The Stories She Tells Herself
by Kelly Sandoval
He stole her skin. Yes, that’s the one. He stole her skin, so he had her heart. Or her soul. The part of her that would have fought him otherwise.
She remembers the before. A life that tasted of salt and crunched between her teeth like fish bones. She shared the waves with her sisters, and they were fierce, the lot of them. What was a second form when measured against the chilly caress of waves and the laughter of her siblings?
But she liked to wander. She liked the feeling of her skin as she peeled it off, the sharp, painful tug of it. The sounds it made, the wet noise of separation, made her shiver. Without her pelt, she was pale and unpleasant, all frail, pathetic humanity. Gone was the muscle and weight of her true form, gone were teeth made to tear raw flesh from bone.
She felt like a fish, all brittle scales and no coral to hide in. There was an allure to such vulnerability. The day he found her, she’d hidden her skin in the shadow of a boulder and gone walking where the water met the rocks. The wind stung her eyes and her fragile human skin. She rubbed the raised flesh of her bare arms, glad at the life she didn’t have to live.
Until he took it. She felt him pick it up. The stomach twisting shock of an unfamiliar hand stroking her pelt. The tug, right at the core of her, drawing her toward him.
He was tall, soft looking, with a long black coat and an easy smile. He draped the coat over her bare shoulders and pressed his warm, wet mouth to her neck. She let him. Let him lead her, unresisting, back to his house. Her house too, he told her. He didn’t ask her to marry him. He didn’t ask her anything at all.

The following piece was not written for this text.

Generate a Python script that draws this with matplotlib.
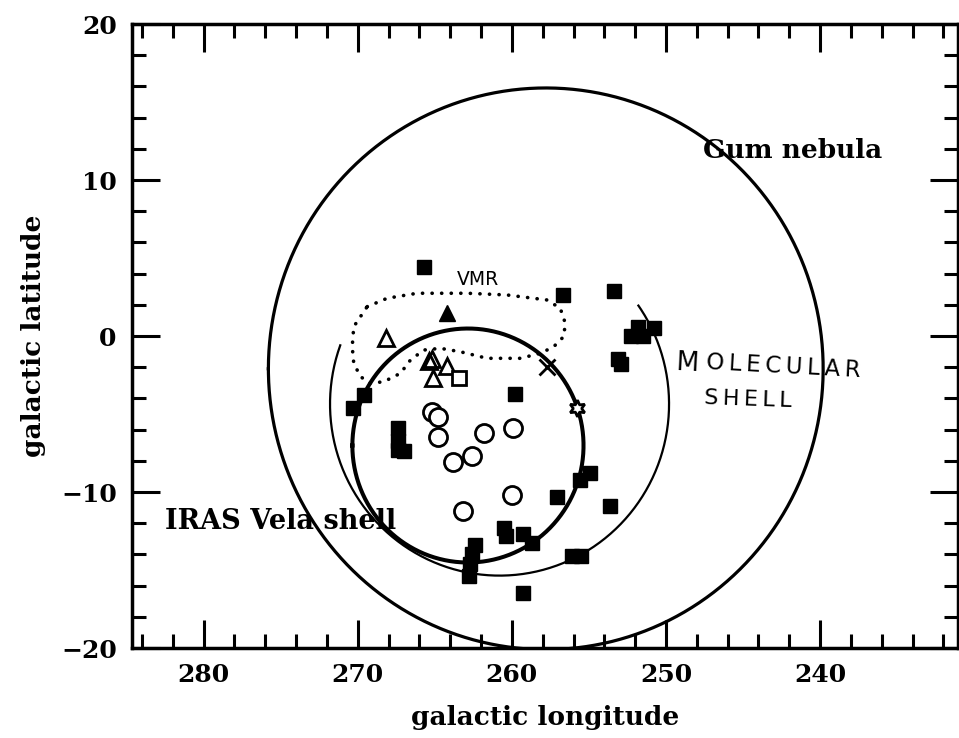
import matplotlib
matplotlib.use('Agg')
import matplotlib.pyplot as plt
import numpy as np

# filled squares (lon, lat)
sq_lon = [265.7, 256.7, 253.4, 252.3, 251.8, 251.5, 250.8, 253.1, 252.9, 259.8,
          269.6, 270.3, 267.4, 267.4, 267.4, 267.0, 255.6, 254.9, 257.1, 253.6,
          260.5, 260.4, 259.3, 258.7, 262.4, 262.6, 262.7, 262.8, 256.1, 255.5, 259.3]
sq_lat = [4.4, 2.6, 2.9, 0.0, 0.6, 0.0, 0.5, -1.5, -1.8, -3.7,
          -3.8, -4.6, -5.9, -6.7, -7.3, -7.4, -9.2, -8.8, -10.3, -10.9,
          -12.3, -12.8, -12.7, -13.3, -13.4, -14.0, -14.6, -15.4, -14.1, -14.1, -16.5]

# open circles
circ_lon = [265.2, 264.8, 264.8, 261.8, 259.9, 263.8, 262.6, 260.0, 263.2]
circ_lat = [-4.9, -5.2, -6.5, -6.2, -5.9, -8.1, -7.7, -10.2, -11.2]

# open triangles
tri_lon = [268.2, 264.2, 265.1, 265.2, 265.4]
tri_lat = [-0.1, -1.9, -2.7, -1.5, -1.6]

# filled triangle, open square, cross, star
ftri_lon, ftri_lat = [264.2], [1.5]
osq_lon, osq_lat = [263.4], [-2.7]
cross_lon, cross_lat = [257.7], [-2.0]
star_lon, star_lat = [255.8], [-4.6]

# VMR contour
vmr_lon = [269.39, 268.09, 266.15, 262.90, 260.31, 257.72, 256.86, 256.53, 256.64,
           257.29, 258.15, 259.45, 261.61, 263.34, 264.64, 265.72, 266.58, 267.23,
           268.31, 269.17, 269.82, 270.26, 270.36, 270.26, 269.39]
vmr_lat = [1.88, 2.42, 2.74, 2.74, 2.63, 2.31, 1.78, 0.81, -0.04,
           -0.69, -1.11, -1.43, -1.43, -1.01, -0.79, -0.90, -1.54, -2.39,
           -2.93, -3.03, -2.61, -1.75, -0.69, 0.60, 1.88]

# shells: centre lon, centre lat, radius (deg)
gum = (257.8, -2.1, 18.0)
vela = (262.85, -7.02, 7.5)
molec = (260.8, -4.36, 11.0)
molec_arc = (160, 395)   # arc extent, degrees

fig = plt.figure(figsize=(9.59, 7.38), dpi=100)
ax = fig.add_axes([132 / 959, 90 / 738, 826 / 959, 624 / 738])

t = np.linspace(0, 2 * np.pi, 400)
for (cl, cb, r), lw in [(gum, 2.3), (vela, 2.9)]:
    ax.plot(cl + r * np.cos(t), cb + r * np.sin(t), color='black', lw=lw)

ta = np.radians(np.linspace(molec_arc[0], molec_arc[1], 300))
ax.plot(molec[0] - molec[2] * np.cos(ta), molec[1] + molec[2] * np.sin(ta),
        color='black', lw=1.6)

ax.plot(vmr_lon, vmr_lat, color='black', lw=2.6,
        linestyle=(0, (0.05, 2.6)), dash_capstyle='round')

ax.plot(sq_lon, sq_lat, 's', color='black', ms=10, ls='none')
ax.plot(circ_lon, circ_lat, 'o', mfc='white', mec='black', mew=2.0, ms=13, ls='none')
ax.plot(tri_lon, tri_lat, '^', mfc='none', mec='black', mew=2.0, ms=11, ls='none')
ax.plot(ftri_lon, ftri_lat, '^', color='black', ms=12, ls='none')
ax.plot(osq_lon, osq_lat, 's', mfc='white', mec='black', mew=2.0, ms=10, ls='none')
ax.plot(cross_lon, cross_lat, 'x', color='black', mew=2.0, ms=11, ls='none')
ax.plot(star_lon, star_lat, marker=(6, 1, 0), mfc='white', mec='black', mew=2.0,
        ms=12, ls='none')

serif = {'family': 'DejaVu Serif', 'weight': 'bold'}
ax.text(241.75, 11.9, 'Gum nebula', fontsize=19, ha='center', va='center', **serif)
ax.text(275.0, -11.86, 'IRAS Vela shell', fontsize=19.5, ha='center', va='center', **serif)
ax.text(262.2, 3.6, 'VMR', fontsize=13.5, ha='center', va='center', family='DejaVu Sans')

# hand-lettered label, letters spread with thin spaces
ts = '\u2009'
ax.text(248.6, -1.75, 'M', fontsize=19, ha='center', va='center', family='DejaVu Sans',
        rotation=-3)
ax.text(242.4, -1.95, ts.join('OLECULAR'), fontsize=16.5, ha='center', va='center',
        family='DejaVu Sans', rotation=-3)
ax.text(244.7, -4.1, ts.join('SHELL'), fontsize=16, ha='center', va='center',
        family='DejaVu Sans', rotation=-2)

ax.set_xlim(284.65, 231.05)
ax.set_ylim(-20, 20)
ax.set_xticks([280, 270, 260, 250, 240])
ax.set_xticks(np.arange(232, 285, 2), minor=True)
ax.set_yticks([-20, -10, 0, 10, 20])
ax.set_yticks(np.arange(-18, 20, 2), minor=True)
ax.set_yticklabels(['\u221220', '\u221210', '0', '10', '20'])
ax.tick_params(which='both', direction='in', top=True, right=True, width=2.2)
ax.tick_params(which='major', length=20, pad=11)
ax.tick_params(which='minor', length=10)
for lab in ax.get_xticklabels() + ax.get_yticklabels():
    lab.set_fontfamily('DejaVu Serif')
    lab.set_fontweight('bold')
    lab.set_fontsize(18)
for s in ax.spines.values():
    s.set_linewidth(2.5)

ax.set_xlabel('galactic longitude', fontsize=19, **serif)
ax.set_ylabel('galactic latitude', fontsize=19, **serif)
ax.xaxis.set_label_coords(0.5, -0.092)
ax.yaxis.set_label_coords(-0.104, 0.5)

fig.savefig('out.png', dpi=100)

That night, after he had finished, he stroked her back while she shook.
“Don’t worry,” he said. “You’ll do better next time. I’ll teach you.”

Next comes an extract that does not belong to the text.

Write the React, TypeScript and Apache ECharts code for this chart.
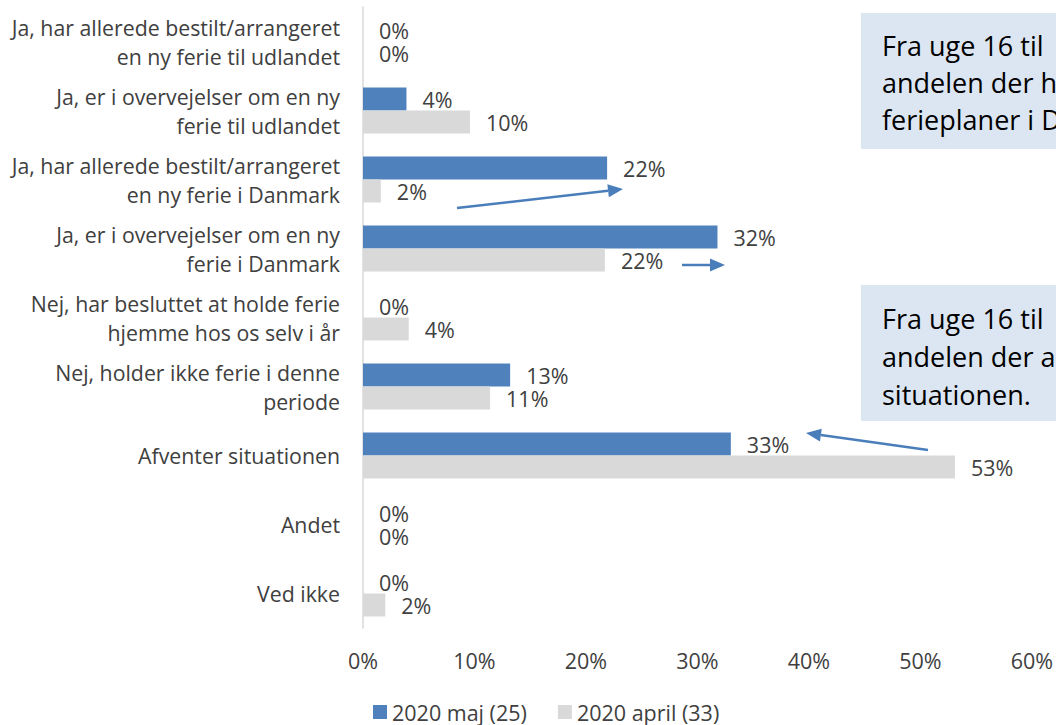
import React, { useEffect, useRef } from "react";
import * as echarts from "echarts";

const categories = [
  "Ja, har allerede bestilt/arrangeret\nen ny ferie til udlandet",
  "Ja, er i overvejelser om en ny\nferie til udlandet",
  "Ja, har allerede bestilt/arrangeret\nen ny ferie i Danmark",
  "Ja, er i overvejelser om en ny\nferie i Danmark",
  "Nej, har besluttet at holde ferie\nhjemme hos os selv i år",
  "Nej, holder ikke ferie i denne\nperiode",
  "Afventer situationen",
  "Andet",
  "Ved ikke",
];
const seriesNames = ["2020 maj (25)", "2020 april (33)"];
const maj = [0, 3.9, 21.9, 31.8, 0, 13.2, 33.0, 0, 0];
const april = [0, 9.6, 1.6, 21.7, 4.1, 11.4, 53.1, 0, 2.0];
const xTicks = { min: 0, max: 60, interval: 10 };
const box1Lines = ["Fra uge 16 til", "andelen der h", "ferieplaner i D"];
const box2Lines = ["Fra uge 16 til", "andelen der a", "situationen."];

const FONT = "'Open Sans', sans-serif";
const TXT = "#404040";
const BLUE = "#4F81BD";
const GREY = "#D9D9D9";
const ARROW = "#4A7EBB";

function arrow(x1: number, y1: number, x2: number, y2: number) {
  const ang = Math.atan2(y2 - y1, x2 - x1);
  const len = 15;
  const half = 6.5;
  const bx = x2 - len * Math.cos(ang);
  const by = y2 - len * Math.sin(ang);
  const px = -Math.sin(ang) * half;
  const py = Math.cos(ang) * half;
  return [
    {
      type: "line",
      shape: { x1, y1, x2: bx, y2: by },
      style: { stroke: ARROW, lineWidth: 2.5 },
    },
    {
      type: "polygon",
      shape: {
        points: [
          [x2, y2],
          [bx + px, by + py],
          [bx - px, by - py],
        ],
      },
      style: { fill: ARROW },
    },
  ];
}

function textBox(x: number, y: number, w: number, h: number, lines: string[], lh: number, ty: number) {
  return [
    { type: "rect", shape: { x, y, width: w, height: h }, style: { fill: "#DCE6F2" } },
    ...lines.map((t, i) => ({
      type: "text",
      x: 882,
      y: ty + i * lh,
      style: { text: t, fill: "#000000", font: `27px ${FONT}`, textVerticalAlign: "middle" },
    })),
  ];
}

export default function App() {
  const ref = useRef<HTMLDivElement>(null);
  useEffect(() => {
    document.body.style.margin = "0";
    const chart = echarts.init(ref.current!, null, { renderer: "svg" });
    const label = {
      show: true,
      position: "right",
      distance: 16,
      color: TXT,
      fontFamily: FONT,
      fontSize: 21.5,
      lineHeight: 22,
      formatter: (p: any) => Math.round(p.value) + "%",
    };
    chart.setOption({
      animation: false,
      textStyle: { fontFamily: FONT },
      grid: { left: 363, right: 21, top: 7, bottom: 97, containLabel: false },
      legend: {
        left: 368,
        top: 696,
        itemWidth: 14,
        itemHeight: 14,
        itemGap: 31,
        icon: "rect",
        textStyle: { color: TXT, fontSize: 21.5, fontFamily: FONT },
        data: seriesNames,
      },
      xAxis: {
        type: "value",
        min: xTicks.min,
        max: xTicks.max,
        interval: xTicks.interval,
        axisLine: { show: false },
        axisTick: { show: false },
        splitLine: { show: false },
        axisLabel: { color: TXT, fontSize: 21.5, fontFamily: FONT, margin: 21, formatter: "{value}%" },
      },
      yAxis: {
        type: "category",
        inverse: true,
        data: categories,
        axisLine: { show: true, lineStyle: { color: GREY, width: 1.5 } },
        axisTick: { show: false },
        axisLabel: {
          color: TXT,
          fontSize: 21.3,
          fontFamily: FONT,
          margin: 23,
          lineHeight: 29,
          align: "right",
        },
      },
      series: [
        {
          name: seriesNames[0],
          type: "bar",
          data: maj,
          barWidth: 23,
          barGap: "0%",
          itemStyle: { color: BLUE },
          label,
        },
        {
          name: seriesNames[1],
          type: "bar",
          data: april,
          barWidth: 23,
          barGap: "0%",
          itemStyle: { color: GREY },
          label,
        },
      ],
      graphic: [
        ...textBox(861, 13, 260, 136, box1Lines, 37, 45),
        ...textBox(861, 285, 260, 136, box2Lines, 38, 318),
        ...arrow(457, 208, 623, 189),
        ...arrow(682, 265, 725, 265),
        ...arrow(928, 450, 806, 433),
      ],
    });
    return () => chart.dispose();
  }, []);
  return <div ref={ref} style={{ width: 1056, height: 725 }} />;
}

“I’ll try,” She dug her nails into her palms and the sharp shock of pain made her breath come easier.
He tugged at a dark, coiled strand of her hair. “Tell me you love me.”
“I love you.”
He had her skin.
The skin is a distancing device, isn’t it? A way of saying, you see, she had no choice. It was only ever him.
Perhaps he was a monster. Golden eyes and blood on his breath. She knew it from the moment she met him. She could see it in the shape of his smile, in the too tight way he squeezed her hand. And still, when he offered to walk her home, she agreed. Hunger, she thought, was better than apathy. At least he wanted her for something.

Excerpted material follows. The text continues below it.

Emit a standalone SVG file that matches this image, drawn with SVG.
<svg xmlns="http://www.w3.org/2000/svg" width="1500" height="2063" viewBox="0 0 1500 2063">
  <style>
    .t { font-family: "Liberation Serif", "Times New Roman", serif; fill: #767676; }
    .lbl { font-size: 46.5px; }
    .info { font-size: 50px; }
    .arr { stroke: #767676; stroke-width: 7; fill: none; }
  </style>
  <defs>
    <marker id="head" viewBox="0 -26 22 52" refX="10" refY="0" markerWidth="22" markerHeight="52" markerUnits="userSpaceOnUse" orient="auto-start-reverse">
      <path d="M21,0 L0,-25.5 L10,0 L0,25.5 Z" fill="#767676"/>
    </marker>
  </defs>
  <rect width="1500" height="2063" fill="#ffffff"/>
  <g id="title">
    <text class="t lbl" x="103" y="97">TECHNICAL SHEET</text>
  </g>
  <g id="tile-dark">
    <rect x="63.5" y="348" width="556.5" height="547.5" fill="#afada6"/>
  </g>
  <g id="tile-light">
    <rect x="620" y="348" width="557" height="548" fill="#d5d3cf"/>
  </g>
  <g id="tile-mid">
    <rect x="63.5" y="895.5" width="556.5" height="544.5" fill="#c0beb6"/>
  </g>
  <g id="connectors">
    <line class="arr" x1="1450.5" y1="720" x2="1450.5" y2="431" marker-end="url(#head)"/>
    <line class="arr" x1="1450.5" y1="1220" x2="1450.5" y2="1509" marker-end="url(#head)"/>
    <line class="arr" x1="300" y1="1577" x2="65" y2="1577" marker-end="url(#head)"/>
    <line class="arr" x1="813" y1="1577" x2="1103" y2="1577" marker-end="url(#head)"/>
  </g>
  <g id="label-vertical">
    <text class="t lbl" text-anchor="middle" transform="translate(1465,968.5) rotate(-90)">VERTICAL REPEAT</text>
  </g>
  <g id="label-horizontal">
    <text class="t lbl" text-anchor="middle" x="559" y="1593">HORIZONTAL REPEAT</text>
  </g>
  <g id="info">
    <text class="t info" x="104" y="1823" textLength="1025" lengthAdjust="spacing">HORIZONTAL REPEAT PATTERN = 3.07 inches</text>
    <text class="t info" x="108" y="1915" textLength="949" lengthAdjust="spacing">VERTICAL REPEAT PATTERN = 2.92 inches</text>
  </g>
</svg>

She found she enjoyed his attentions. He whispered to her of eternity, of beauty never fading. She wondered if he expected her to believe him.
There are girls who fight monsters. And girls who become them. And then there’s the girl who lays, still and broken, when the movie opens. Maggots crawl out of her open mouth as the camera pans across her bare skin. Someone vomits. The opening credits roll.
She knew which girl she was.
But monsters are patient. He walked her home, just as he promised. He didn’t ask to come in, and she didn’t invite him. And just so, the next day, and the next. He listened to her problems, her worries, her hurts.